> **Objective**: Search the records for "this". Copy every line where it appears.

-- BEGIN Available data --

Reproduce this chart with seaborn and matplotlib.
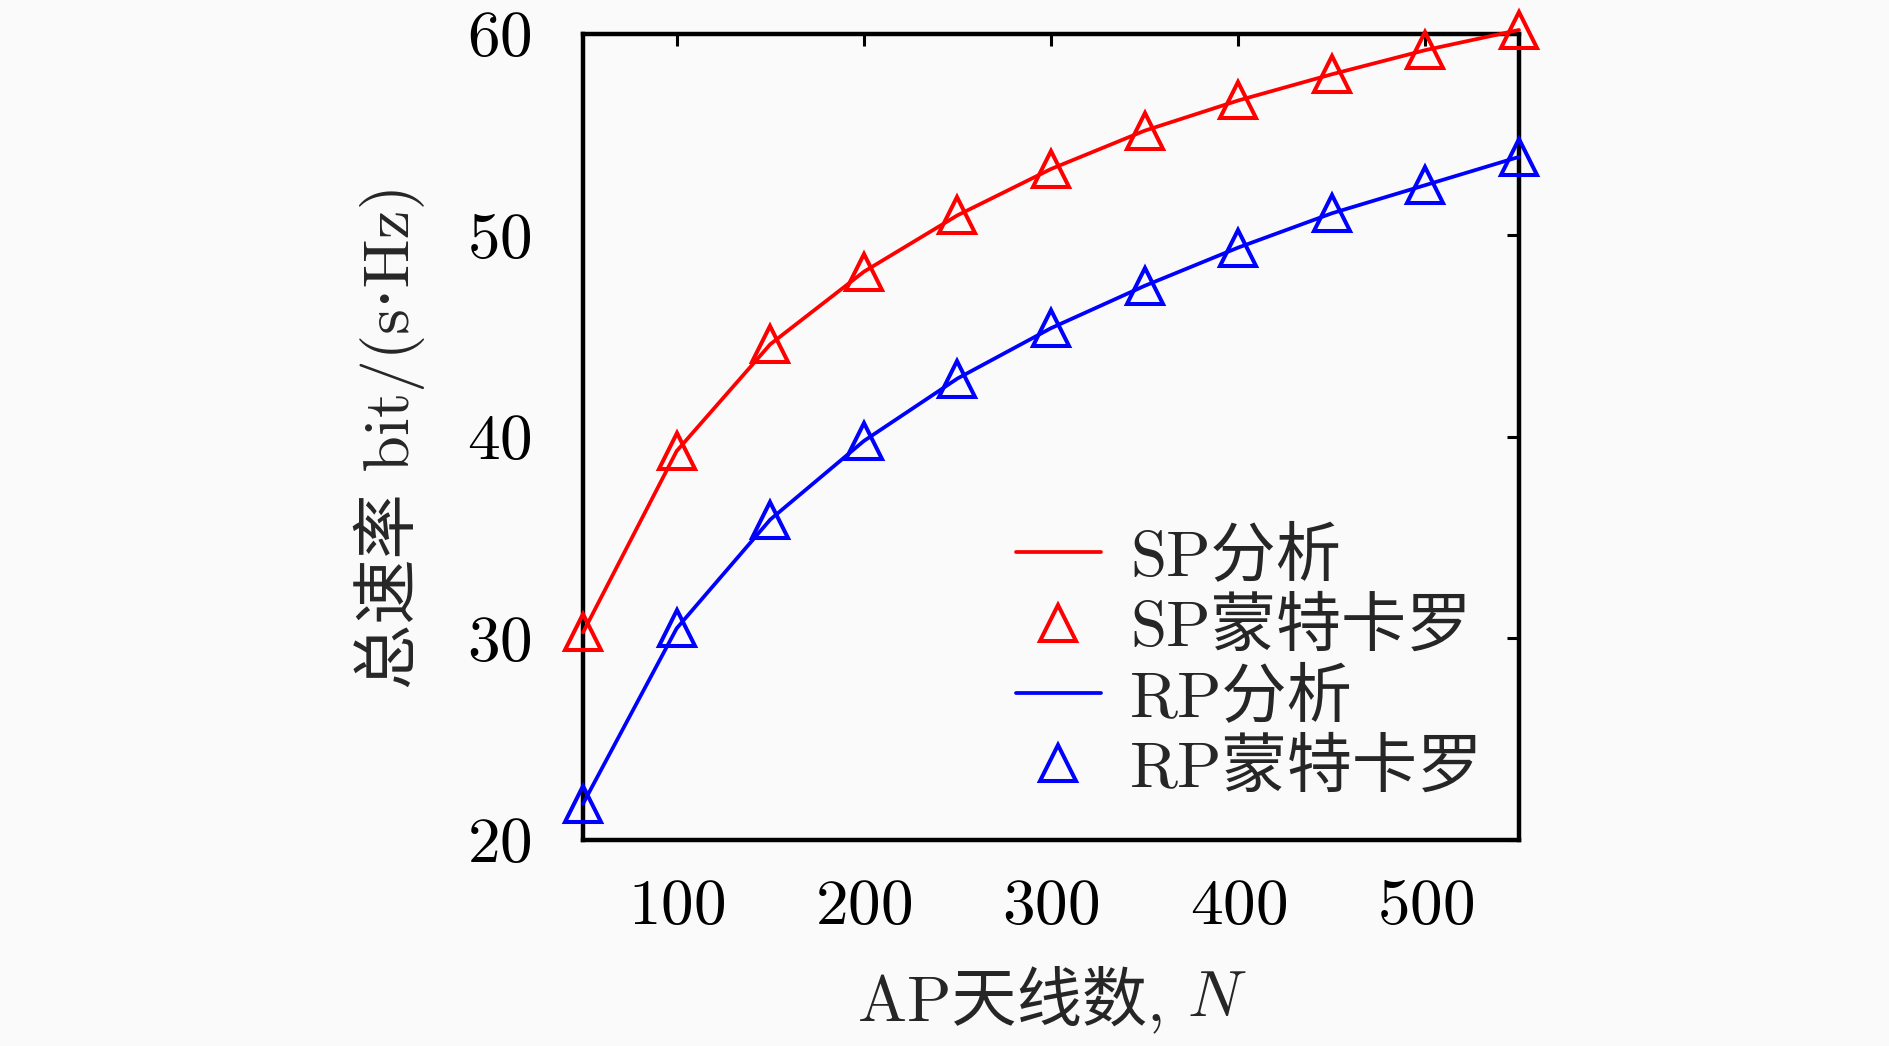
import numpy as np
import pandas as pd
import matplotlib
matplotlib.use("Agg")
import matplotlib.pyplot as plt
import seaborn as sns

# values
n_antennas = [50, 100, 150, 200, 250, 300, 350, 400, 450, 500, 550]
sp_rate = [30.3, 39.3, 44.6, 48.2, 51.0, 53.3, 55.2, 56.7, 58.0, 59.2, 60.2]
rp_rate = [21.8, 30.5, 35.9, 39.8, 42.9, 45.4, 47.5, 49.4, 51.1, 52.5, 53.9]
legend_labels = ["SP分析", "SP蒙特卡罗", "RP分析", "RP蒙特卡罗"]
x_ticks = [100, 200, 300, 400, 500]
y_ticks = [20, 30, 40, 50, 60]
x_label = "AP天线数, "
x_label_var = "N"
y_label = "总速率 bit/(s·Hz)"

sns.set_theme(style="white")
plt.rcParams["font.family"] = ["cmr10", "DejaVu Serif", "Noto Sans CJK SC"]
plt.rcParams["axes.unicode_minus"] = False
plt.rcParams["axes.formatter.use_mathtext"] = True

df = pd.DataFrame({"N": n_antennas, "SP": sp_rate, "RP": rp_rate})

bg = "#fafafa"
fig = plt.figure(figsize=(18.9, 10.46), dpi=100, facecolor=bg)
ax = fig.add_axes([0.3085, 0.197, 0.4952, 0.7705])
ax.set_facecolor(bg)

ms = 26
mew = 2.9
lw = 2.7
sns.lineplot(data=df, x="N", y="SP", ax=ax, color="red", lw=lw, label=legend_labels[0])
sns.lineplot(data=df, x="N", y="SP", ax=ax, color="red", ls="none", marker="^", ms=ms,
             mfc="none", mec="red", mew=mew, label=legend_labels[1])
sns.lineplot(data=df, x="N", y="RP", ax=ax, color="blue", lw=lw, label=legend_labels[2])
sns.lineplot(data=df, x="N", y="RP", ax=ax, color="blue", ls="none", marker="^", ms=ms,
             mfc="none", mec="blue", mew=mew, label=legend_labels[3])
for ln in ax.lines:
    ln.set_clip_on(False)

ax.set_xlim(50, 550)
ax.set_ylim(20, 60)
ax.set_xticks(x_ticks)
ax.set_yticks(y_ticks)
ax.tick_params(direction="in", length=8.5, width=2.2, top=True, right=True,
               labelsize=47, colors="black")
ax.tick_params(axis="x", pad=28)
ax.tick_params(axis="y", pad=37)
for sp in ax.spines.values():
    sp.set_linewidth(3.2)
    sp.set_color("black")
    sp.set_visible(True)
    sp.set_zorder(1)

ax.set_xlabel("")
ax.set_ylabel(y_label, fontsize=47, labelpad=30)

leg = ax.legend(loc="lower right", bbox_to_anchor=(0.99, 0.018), frameon=False,
                fontsize=47, handlelength=1.3, handletextpad=0.45,
                labelspacing=0.15, borderaxespad=0)

# x label: upright text plus italic N
t1 = fig.text(0.5, 0.044, x_label, fontsize=47, ha="left", va="center")
t2 = fig.text(0.5, 0.044, x_label_var, fontsize=47, ha="left", va="center",
              family="cmmi10")
fig.canvas.draw()
r = fig.canvas.get_renderer()
w1 = t1.get_window_extent(r).width / fig.bbox.width
w2 = t2.get_window_extent(r).width / fig.bbox.width
x0 = 0.555 - (w1 + w2) / 2
t1.set_x(x0)
t2.set_x(x0 + w1)

fig.savefig("out.png", dpi=100, facecolor=fig.get_facecolor())
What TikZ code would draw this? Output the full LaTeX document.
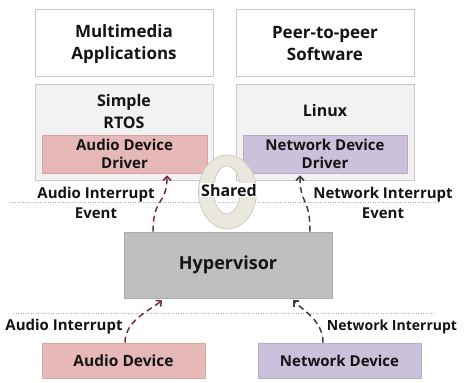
\documentclass[tikz,border=0pt]{standalone}
\usepackage{fontspec}
\setmainfont{Open Sans}
\usetikzlibrary{arrows.meta,shadows,calc}
\definecolor{boxline}{HTML}{C8C8C8}
\definecolor{osfill}{HTML}{F2F2F2}
\definecolor{pinkfill}{HTML}{E6B9B8}
\definecolor{pinkline}{HTML}{D9A3A2}
\definecolor{lavfill}{HTML}{CCC1DA}
\definecolor{lavline}{HTML}{B8ABC9}
\definecolor{hypfill}{HTML}{BFBFBF}
\definecolor{audarrow}{HTML}{7A2C3C}
\definecolor{netarrow}{HTML}{3E3E4C}
\definecolor{dotline}{HTML}{A4AECA}
\definecolor{ringfill}{HTML}{EAE8DE}
\definecolor{ringline}{HTML}{CFCCC0}
\tikzset{
  txt/.style={font=\bfseries\fontsize{15}{18}\selectfont, align=center, inner sep=0pt, text=black!92},
  apptxt/.style={txt, font=\bfseries\fontsize{17}{22}\selectfont},
  ostxt/.style={txt, font=\bfseries\fontsize{16}{22}\selectfont},
  labtxt/.style={txt, font=\bfseries\fontsize{15}{20}\selectfont},
  boxbase/.style={draw=boxline, line width=0.8pt, inner sep=0pt,
     drop shadow={shadow xshift=0.8pt, shadow yshift=-1.2pt, opacity=0.25, fill=black}},
  appbox/.style={boxbase, fill=white, minimum width=178pt, minimum height=67pt},
  osbox/.style={boxbase, fill=osfill, minimum width=178pt, minimum height=96pt},
  drvpink/.style={boxbase, draw=pinkline, fill=pinkfill, minimum width=165pt, minimum height=38pt},
  drvlav/.style={boxbase, draw=lavline, fill=lavfill, minimum width=164pt, minimum height=38pt},
  hypbox/.style={fill=hypfill, draw=hypfill!90!black, line width=0.6pt, minimum width=208pt, minimum height=66pt,
     drop shadow={shadow xshift=0.8pt, shadow yshift=-1.2pt, opacity=0.25, fill=black}},
  devpink/.style={boxbase, draw=pinkline, fill=pinkfill, minimum width=163pt, minimum height=35pt},
  devlav/.style={boxbase, draw=lavline, fill=lavfill, minimum width=163pt, minimum height=35pt},
  audarr/.style={draw=audarrow, line width=1.5pt, dash pattern=on 6pt off 4pt, -{Straight Barb[length=4pt,width=8pt]}},
  netarr/.style={audarr, draw=netarrow},
  sep/.style={draw=dotline, line width=0.9pt, dash pattern=on 1pt off 1.5pt}
}
\begin{document}
\begin{tikzpicture}[x=1pt,y=-1pt]
\useasboundingbox (0,0) rectangle (464,383);
% separators
\draw[sep] (10,202) coordinate (s1a) -- (440,202) coordinate (s1b);
\draw[sep] (13,313) coordinate (s2a) -- (434,313) coordinate (s2b);
% top boxes
\node[appbox] (app1) at (124,42.5) {};
\node[apptxt] (app1t) at (124,44) {Multimedia\\Applications};
\node[appbox] (app2) at (325,42.5) {};
\node[apptxt] (app2t) at (325,44) {Peer-to-peer\\Software};
% OS boxes
\node[osbox] (os1) at (124,132) {};
\node[ostxt] (os1t) at (124,111) {Simple\\RTOS};
\node[osbox] (os2) at (325,132) {};
\node[ostxt] (os2t) at (325,110) {Linux};
\node[drvpink, txt] (drv1) at (124.5,154) {Audio Device\\Driver};
\node[drvlav, txt] (drv2) at (325,154) {Network Device\\Driver};
% hypervisor
\node[hypbox, txt, font=\bfseries\fontsize{18}{20}\selectfont] (hyp) at (228,265) {Hypervisor};
% devices
\node[devpink, txt, font=\bfseries\fontsize{15.5}{18}\selectfont] (dev1) at (123.5,360.5) {Audio Device};
\node[devlav, txt] (dev2) at (339.5,360.5) {Network Device};
% shared ring
\path[fill=ringfill, draw=ringline, line width=0.8pt, even odd rule]
  (227.5,192) ellipse [x radius=29, y radius=37]
  (227,190) ellipse [x radius=13.5, y radius=24];
\node[txt, font=\bfseries\fontsize{16}{18}\selectfont, fill=white, inner xsep=1.5pt, inner ysep=1pt] (shared) at (229,190) {Shared};
% labels
\node[labtxt] (l1) at (96,203) {Audio Interrupt\\Event};
\node[labtxt] (l2) at (383,203) {Network Interrupt\\Event};
\node[labtxt] (l3) at (64,327) {Audio Interrupt};
\node[labtxt, font=\bfseries\fontsize{14}{18}\selectfont] (l4) at (392,327) {Network Interrupt};
% arrows
\draw[audarr] ([xshift=-75pt]hyp.north) .. controls +(0,-35) and +(0,30) .. ([xshift=42.5pt,yshift=-2pt]drv1.south);
\draw[netarr] ([xshift=82pt]hyp.north) .. controls +(0,-35) and +(0,30) .. ([xshift=-25pt,yshift=-2pt]drv2.south);
\draw[audarr] ([xshift=1.5pt]dev1.north) .. controls +(0,-22) and +(-12,10) .. ([xshift=-66pt,yshift=-2pt]hyp.south);
\draw[netarr] ([xshift=-16.5pt]dev2.north) .. controls +(0,-22) and +(10,10) .. ([xshift=65pt,yshift=-2pt]hyp.south);
\end{tikzpicture}
\end{document}
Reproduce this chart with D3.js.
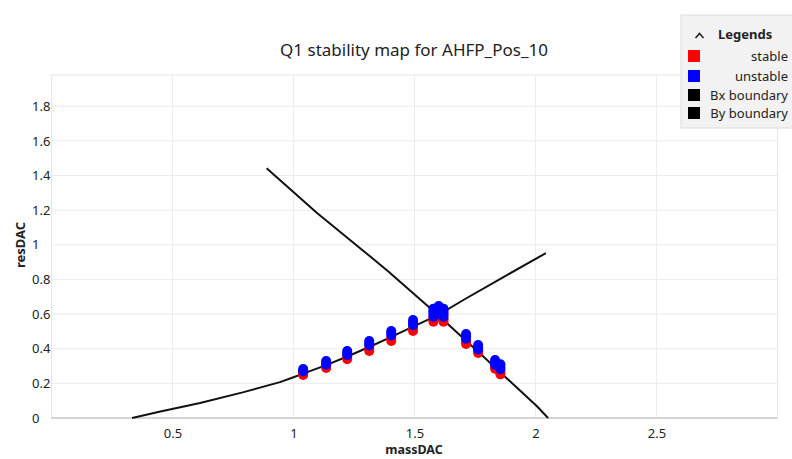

-- END Available data --

> **Full output**:
Reproduce this chart with seaborn and matplotlib.
What TikZ code would draw this? Output the full LaTeX document.
Reproduce this chart with D3.js.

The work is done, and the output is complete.